James went on to say that, “What seems outlandish today will become absolutely ubiquitous in the next few years”. I am unconvinced that within the short-term, “the next few years”, my toaster will be trading emails with my microwave, not because I am a Luddite or because the technology won’t exist to make it happen, but because there is no utilitarian value to it.

When LG launched the Internet Fridge in 2000, it was a technological masterpiece, an incredible confluence of refrigeration and connectivity and one of the greatest appliance ever created. It was a fully functional side-by-side fridge with a LCD screen that could connect to the internet! Yet according to legend, LG did not sell a single unit in Australia and the Internet Fridge has not been seen since. Unfortunately, consumers don’t actually want to dedicate too much of their life to standing in the kitchen reading the news from the whitegoods.

Only when a convincing benefit to using connected appliances, a utilitarian function, is marketed will consumers rush to it.

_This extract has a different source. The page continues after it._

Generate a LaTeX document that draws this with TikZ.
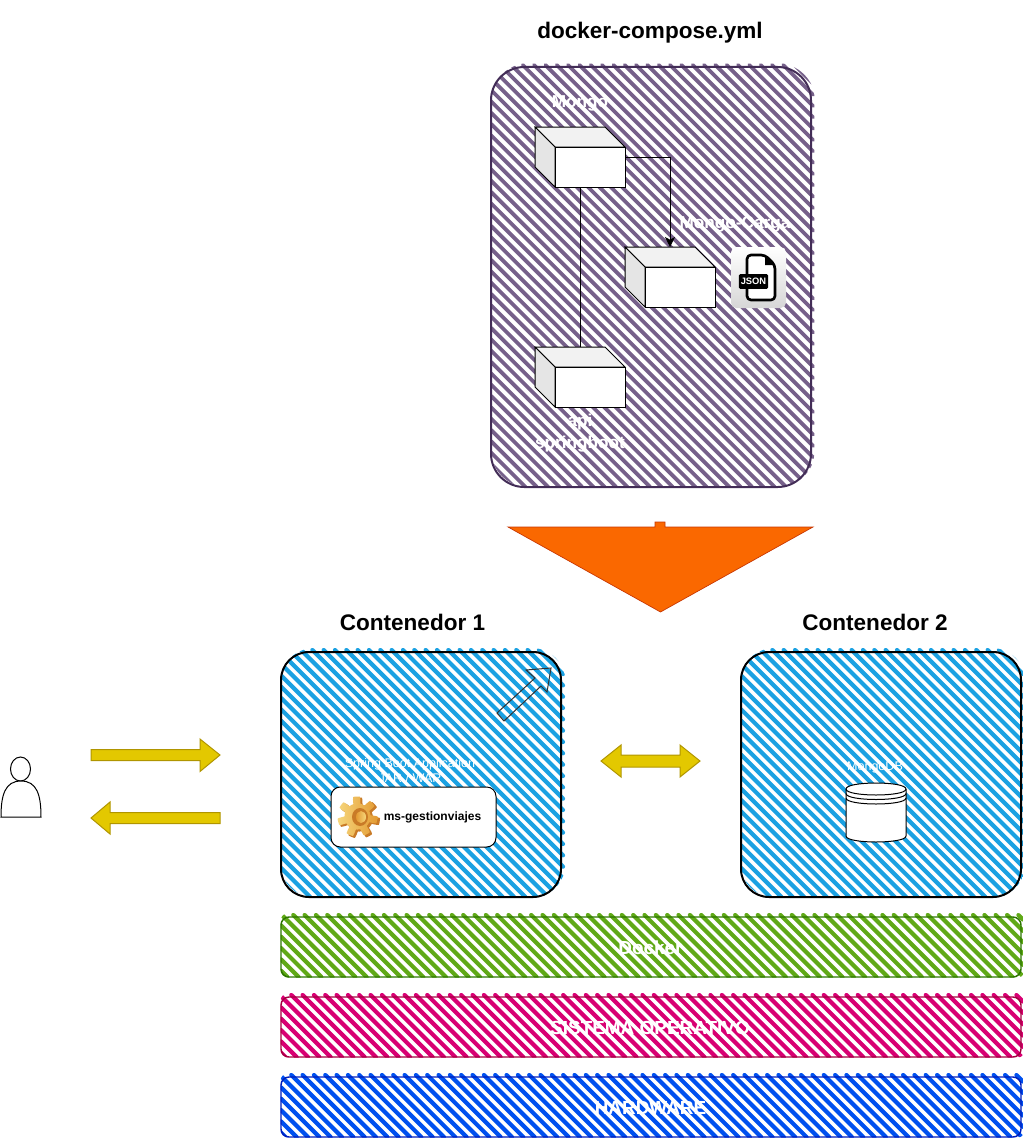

So if the Internet of Things angle is a furphy, why are these “two past-their-sell-by-date retailers”, as one analyst put it, merging? High street retailing in the UK has been devastated over the past decade by online retail, low consumer sentiment, price wars eroding margin and suppliers selling direct. This merger buys both parties time to reorganise, extract synergies and try to trade their way out of the quagmire.

What relevance does this have to Australia? We constantly hear that Australia is around five years behind the United Kingdom in terms of retail trends, and it is true that we are only slowly catching up in terms of omnichannelling, POS developments and just-in-time logistics. If two very famous and ubiquitous retailers must join forces — not unlike the uneasy alliance between Houses Lannister and Tyrell — then it could by 2020, Australian chains will be in the same position.

After attending EuroCucina in Milan in early April 2014, I traveled to the United Kingdom and happened to visit a Carphone Warehouse store, in Earls Court, because I wanted to purchase a temporary SIM card for my iPhone. It was a cramped store, dowdy and tired, and the staff, trapped behind a counter couldn’t match me a suitable product. A few Tube stops later, I visited the 3 store in Fulham Broadway and the experience could not have been more different. An incredibly friendly staffmember sat me down in comfy chair in the open plan showroom and sold me unlimited 4G data for 30 days for £15 (around AU $27).

It’s a similar situation with the Australia telco resellers, which often use kiosks in malls in addition to more traditional retail outlets. They are not the most appealing or attractive environments for young consumers. Some might argue that the Telstra, Optus and Vodafone stores are not much better, but at least they are open plan, clean and tidy and, more often than not, staffed by well-meaning and knowledgeable youngsters.

It would not come as a shock if several Australian telco resellers or appliance chains began courting merger partners over the next five years, and it is an open secret that one of the private appliance retailers has been shopping its online arm around to potential suitors.

The Good Guys merge with Allphones? JB Hi-Fi partner with Betta Home Living? Harvey Norman acquire Appliances Online?

If nothing else, any of these marriages would reduce competition and alleviate some of the downward pressure on prices, which is the number one gripe among both retailers and suppliers.